Lagarde, the first woman to hold this position at the ECB, has come into the role at a time when the economy of the euro area is weakening, Germany could enter a technical recession and stagnate, uncertainty over Brexit and a trade conflict between the United States and China, which has already weakened global growth.
Lagarde said that countries that have “chronic budget surpluses like the Netherlands and Germany” should invest in infrastructure, education and innovation.
Marco Valli, director of macroeconomic research at UniCredit, said Lagarde will inherit a monetary policy that will be on “automatic pilot”.
He added that it will make it easier for her to focus her initial efforts on restoring unity within the Governing Council and preserve the ability of the ECB to act “quickly and courageously”.
Lagarde also spoke in an interview with German newspaper Der Spiegel, in which she said she wants to know the critical voices with low interest rates and learn German.
Formerly managing director of the International Monetary Fund, she announced that she will carry out a detailed review of all the measures that the ECB has recently approved.

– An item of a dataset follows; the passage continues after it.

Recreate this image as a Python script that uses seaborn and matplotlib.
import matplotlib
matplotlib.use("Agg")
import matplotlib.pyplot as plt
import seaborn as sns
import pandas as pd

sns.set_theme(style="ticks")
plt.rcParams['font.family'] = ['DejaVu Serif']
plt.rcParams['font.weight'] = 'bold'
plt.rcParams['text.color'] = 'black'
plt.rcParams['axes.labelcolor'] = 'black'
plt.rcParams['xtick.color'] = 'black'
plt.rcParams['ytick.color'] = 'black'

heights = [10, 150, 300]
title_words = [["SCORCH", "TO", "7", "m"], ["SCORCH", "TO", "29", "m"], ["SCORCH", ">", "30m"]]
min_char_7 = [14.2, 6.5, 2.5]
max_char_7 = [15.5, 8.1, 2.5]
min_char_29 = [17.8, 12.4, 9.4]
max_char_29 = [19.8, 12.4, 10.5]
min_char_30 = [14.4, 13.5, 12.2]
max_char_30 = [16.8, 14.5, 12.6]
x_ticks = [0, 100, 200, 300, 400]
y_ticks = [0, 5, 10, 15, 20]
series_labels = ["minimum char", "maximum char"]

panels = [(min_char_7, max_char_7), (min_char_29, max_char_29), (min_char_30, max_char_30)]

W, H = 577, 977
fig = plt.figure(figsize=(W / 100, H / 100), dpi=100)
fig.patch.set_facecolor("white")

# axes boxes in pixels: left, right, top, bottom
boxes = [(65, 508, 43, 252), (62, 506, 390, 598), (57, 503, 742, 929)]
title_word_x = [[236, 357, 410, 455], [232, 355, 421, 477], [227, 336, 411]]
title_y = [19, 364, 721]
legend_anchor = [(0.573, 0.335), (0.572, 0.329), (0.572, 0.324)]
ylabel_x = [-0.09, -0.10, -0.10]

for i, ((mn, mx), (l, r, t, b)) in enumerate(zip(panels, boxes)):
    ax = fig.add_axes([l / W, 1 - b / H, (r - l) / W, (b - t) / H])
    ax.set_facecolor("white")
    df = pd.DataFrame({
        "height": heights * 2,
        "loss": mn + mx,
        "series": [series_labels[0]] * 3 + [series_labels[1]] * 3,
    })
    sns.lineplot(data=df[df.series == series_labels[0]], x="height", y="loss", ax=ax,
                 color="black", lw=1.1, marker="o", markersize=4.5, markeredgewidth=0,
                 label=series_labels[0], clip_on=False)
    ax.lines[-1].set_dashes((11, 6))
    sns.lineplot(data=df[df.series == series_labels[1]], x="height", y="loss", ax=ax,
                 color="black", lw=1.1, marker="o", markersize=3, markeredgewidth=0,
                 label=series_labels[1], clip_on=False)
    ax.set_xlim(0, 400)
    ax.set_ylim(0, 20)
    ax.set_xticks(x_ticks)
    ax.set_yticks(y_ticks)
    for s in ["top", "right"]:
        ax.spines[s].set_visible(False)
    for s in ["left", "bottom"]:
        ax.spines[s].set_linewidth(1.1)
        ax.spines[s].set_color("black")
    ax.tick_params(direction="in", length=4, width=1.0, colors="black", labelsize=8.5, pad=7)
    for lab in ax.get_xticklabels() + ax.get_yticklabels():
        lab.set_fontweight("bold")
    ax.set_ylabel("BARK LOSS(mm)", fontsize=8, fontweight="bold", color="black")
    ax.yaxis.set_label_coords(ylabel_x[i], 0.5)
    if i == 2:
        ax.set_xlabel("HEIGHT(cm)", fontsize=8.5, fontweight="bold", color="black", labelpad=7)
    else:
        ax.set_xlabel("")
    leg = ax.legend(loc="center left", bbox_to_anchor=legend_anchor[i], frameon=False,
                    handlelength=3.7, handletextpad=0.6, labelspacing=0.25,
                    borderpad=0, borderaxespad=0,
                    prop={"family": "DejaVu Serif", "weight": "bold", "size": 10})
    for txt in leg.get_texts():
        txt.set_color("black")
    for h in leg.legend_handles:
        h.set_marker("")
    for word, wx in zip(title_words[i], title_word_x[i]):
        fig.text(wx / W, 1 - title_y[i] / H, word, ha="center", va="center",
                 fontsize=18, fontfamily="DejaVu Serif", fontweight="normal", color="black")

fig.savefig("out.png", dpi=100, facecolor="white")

“We will objectively analyse the benefits and risks of the different options. Mario Draghi had his style, I will have mine,” Lagarde said in the interview.
During Draghi’s presidency disputes within the ECB have intensified, as has been made public in recent months, and Lagarde has said that her intention is to overcome the deep division between central bankers.
At his farewell ceremony Draghi made it clear that the creation of 11 million jobs after the sovereign debt crisis in the euro area is much more important than achieving price stability with an inflation target defined as a somewhat close rate at 2 per cent.